### Task statement
Locate each line below that includes "this" and reproduce it.

### Extracted records
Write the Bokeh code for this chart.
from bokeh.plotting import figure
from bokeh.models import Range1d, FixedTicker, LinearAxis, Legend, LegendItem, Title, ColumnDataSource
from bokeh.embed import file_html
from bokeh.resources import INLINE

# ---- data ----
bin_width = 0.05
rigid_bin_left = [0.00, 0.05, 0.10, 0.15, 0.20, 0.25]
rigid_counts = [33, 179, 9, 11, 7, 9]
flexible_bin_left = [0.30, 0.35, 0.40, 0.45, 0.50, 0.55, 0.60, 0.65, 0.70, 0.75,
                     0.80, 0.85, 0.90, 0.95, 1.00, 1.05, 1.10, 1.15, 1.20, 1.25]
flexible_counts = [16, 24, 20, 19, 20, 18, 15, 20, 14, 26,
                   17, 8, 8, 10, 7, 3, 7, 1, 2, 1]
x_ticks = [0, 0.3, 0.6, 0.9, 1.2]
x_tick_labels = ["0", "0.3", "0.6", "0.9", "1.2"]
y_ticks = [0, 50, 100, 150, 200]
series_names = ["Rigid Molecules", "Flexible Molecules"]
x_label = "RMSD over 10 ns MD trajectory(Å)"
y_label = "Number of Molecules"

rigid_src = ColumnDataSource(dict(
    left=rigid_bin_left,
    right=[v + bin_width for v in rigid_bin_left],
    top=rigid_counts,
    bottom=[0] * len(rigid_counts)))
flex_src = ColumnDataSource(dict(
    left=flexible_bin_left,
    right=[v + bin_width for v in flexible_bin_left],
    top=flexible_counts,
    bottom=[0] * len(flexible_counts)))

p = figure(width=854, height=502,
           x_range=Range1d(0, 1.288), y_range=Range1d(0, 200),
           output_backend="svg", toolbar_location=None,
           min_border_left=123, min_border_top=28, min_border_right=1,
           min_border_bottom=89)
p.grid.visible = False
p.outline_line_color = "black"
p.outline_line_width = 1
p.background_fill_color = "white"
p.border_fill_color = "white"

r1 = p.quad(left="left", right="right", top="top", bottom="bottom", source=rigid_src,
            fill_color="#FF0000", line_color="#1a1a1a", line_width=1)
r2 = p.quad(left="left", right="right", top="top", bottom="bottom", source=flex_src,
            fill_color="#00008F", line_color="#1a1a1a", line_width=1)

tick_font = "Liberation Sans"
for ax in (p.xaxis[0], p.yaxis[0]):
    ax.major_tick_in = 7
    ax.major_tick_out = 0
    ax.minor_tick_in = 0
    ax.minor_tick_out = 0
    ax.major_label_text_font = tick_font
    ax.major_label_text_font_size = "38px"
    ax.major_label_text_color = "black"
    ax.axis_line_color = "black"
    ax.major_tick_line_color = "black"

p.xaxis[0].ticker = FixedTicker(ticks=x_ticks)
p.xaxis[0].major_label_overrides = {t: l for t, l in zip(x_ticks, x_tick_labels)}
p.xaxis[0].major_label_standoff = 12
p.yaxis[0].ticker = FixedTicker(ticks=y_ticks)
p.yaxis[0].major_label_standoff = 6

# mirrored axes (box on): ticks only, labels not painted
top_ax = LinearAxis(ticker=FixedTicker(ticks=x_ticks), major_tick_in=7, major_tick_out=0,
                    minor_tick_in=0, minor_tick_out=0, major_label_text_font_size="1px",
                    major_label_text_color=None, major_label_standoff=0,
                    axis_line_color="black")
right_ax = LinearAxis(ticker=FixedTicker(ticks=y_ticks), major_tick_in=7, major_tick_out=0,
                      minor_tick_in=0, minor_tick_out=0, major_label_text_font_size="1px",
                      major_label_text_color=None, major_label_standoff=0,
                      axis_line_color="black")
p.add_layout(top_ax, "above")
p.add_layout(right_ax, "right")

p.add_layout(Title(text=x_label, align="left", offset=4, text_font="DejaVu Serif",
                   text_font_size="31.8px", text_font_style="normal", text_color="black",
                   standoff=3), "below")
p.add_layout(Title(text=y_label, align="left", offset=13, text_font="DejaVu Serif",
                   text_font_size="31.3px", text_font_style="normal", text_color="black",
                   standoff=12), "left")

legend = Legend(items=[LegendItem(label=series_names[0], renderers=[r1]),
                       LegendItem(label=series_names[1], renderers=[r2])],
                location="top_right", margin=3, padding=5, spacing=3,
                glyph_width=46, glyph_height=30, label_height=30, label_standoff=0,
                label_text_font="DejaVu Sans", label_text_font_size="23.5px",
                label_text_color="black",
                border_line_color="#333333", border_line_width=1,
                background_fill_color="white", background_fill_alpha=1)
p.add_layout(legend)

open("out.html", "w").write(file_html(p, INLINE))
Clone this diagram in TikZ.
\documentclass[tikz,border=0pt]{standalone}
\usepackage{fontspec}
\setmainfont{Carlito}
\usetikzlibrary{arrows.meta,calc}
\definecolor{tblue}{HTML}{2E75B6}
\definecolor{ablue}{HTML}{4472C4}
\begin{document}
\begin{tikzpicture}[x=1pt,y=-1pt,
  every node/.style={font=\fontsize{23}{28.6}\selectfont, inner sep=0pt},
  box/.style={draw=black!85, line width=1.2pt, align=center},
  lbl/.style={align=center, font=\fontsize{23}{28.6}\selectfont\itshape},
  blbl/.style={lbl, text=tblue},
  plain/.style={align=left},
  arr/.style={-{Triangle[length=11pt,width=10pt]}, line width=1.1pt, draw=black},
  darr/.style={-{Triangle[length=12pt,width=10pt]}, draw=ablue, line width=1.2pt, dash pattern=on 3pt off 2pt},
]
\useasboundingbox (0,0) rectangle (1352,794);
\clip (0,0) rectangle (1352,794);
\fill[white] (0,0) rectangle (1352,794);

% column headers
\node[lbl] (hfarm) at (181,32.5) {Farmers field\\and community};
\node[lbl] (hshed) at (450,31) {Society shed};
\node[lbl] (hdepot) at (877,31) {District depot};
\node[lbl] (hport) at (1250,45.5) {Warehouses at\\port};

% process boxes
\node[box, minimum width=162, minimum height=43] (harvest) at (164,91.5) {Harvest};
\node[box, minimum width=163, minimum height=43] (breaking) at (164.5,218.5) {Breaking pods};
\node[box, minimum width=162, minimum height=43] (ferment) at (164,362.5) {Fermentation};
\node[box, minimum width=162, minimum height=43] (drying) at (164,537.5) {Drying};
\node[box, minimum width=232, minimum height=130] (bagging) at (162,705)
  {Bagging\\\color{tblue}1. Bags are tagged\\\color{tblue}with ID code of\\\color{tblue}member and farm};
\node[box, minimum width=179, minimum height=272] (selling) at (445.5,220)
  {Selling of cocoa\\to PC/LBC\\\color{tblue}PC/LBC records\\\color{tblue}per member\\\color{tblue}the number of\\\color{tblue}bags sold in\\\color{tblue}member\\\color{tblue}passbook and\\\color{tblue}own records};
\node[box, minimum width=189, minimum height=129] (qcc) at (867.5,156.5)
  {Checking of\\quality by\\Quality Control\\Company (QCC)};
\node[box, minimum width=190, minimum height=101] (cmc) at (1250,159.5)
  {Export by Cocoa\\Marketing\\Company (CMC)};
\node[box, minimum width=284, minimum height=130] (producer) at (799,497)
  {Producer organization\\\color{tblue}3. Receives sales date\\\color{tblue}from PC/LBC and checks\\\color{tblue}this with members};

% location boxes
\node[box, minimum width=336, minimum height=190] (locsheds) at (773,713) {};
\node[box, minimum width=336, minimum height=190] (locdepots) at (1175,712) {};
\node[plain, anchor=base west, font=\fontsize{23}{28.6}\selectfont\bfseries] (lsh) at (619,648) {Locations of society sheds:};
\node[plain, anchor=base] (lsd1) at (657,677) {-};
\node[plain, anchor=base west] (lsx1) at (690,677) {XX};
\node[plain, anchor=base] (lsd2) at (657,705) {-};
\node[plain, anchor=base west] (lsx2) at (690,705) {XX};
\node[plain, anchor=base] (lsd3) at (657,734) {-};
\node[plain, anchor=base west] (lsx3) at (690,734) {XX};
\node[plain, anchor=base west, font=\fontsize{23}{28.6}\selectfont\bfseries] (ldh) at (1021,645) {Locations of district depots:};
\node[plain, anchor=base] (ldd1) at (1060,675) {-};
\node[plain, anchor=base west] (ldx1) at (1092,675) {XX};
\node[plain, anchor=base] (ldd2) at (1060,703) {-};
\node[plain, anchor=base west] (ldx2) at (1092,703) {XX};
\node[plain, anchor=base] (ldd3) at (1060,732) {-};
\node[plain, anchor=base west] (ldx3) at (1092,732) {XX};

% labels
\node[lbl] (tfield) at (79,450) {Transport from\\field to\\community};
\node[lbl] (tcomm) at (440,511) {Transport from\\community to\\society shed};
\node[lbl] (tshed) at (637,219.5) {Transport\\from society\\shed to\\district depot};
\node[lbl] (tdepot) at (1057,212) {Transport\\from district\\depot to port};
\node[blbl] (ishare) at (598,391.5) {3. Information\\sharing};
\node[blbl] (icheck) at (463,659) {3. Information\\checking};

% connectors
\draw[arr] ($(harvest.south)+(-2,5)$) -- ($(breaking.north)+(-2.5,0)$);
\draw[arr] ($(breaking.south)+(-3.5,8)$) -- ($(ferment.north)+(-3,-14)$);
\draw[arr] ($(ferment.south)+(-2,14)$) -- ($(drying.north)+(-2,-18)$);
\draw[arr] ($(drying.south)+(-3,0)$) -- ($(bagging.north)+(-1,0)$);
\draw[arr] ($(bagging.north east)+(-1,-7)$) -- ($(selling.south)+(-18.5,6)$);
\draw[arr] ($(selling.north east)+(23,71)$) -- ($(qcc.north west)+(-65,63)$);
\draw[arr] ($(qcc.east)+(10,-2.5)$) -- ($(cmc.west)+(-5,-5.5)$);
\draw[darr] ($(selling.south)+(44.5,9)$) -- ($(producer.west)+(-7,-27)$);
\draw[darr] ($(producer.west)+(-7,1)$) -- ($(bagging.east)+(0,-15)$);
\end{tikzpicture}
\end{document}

### Reply
Write the Bokeh code for this chart.
Clone this diagram in TikZ.
  {Producer organization\\\color{tblue}3. Receives sales date\\\color{tblue}from PC/LBC and checks\\\color{tblue}this with members};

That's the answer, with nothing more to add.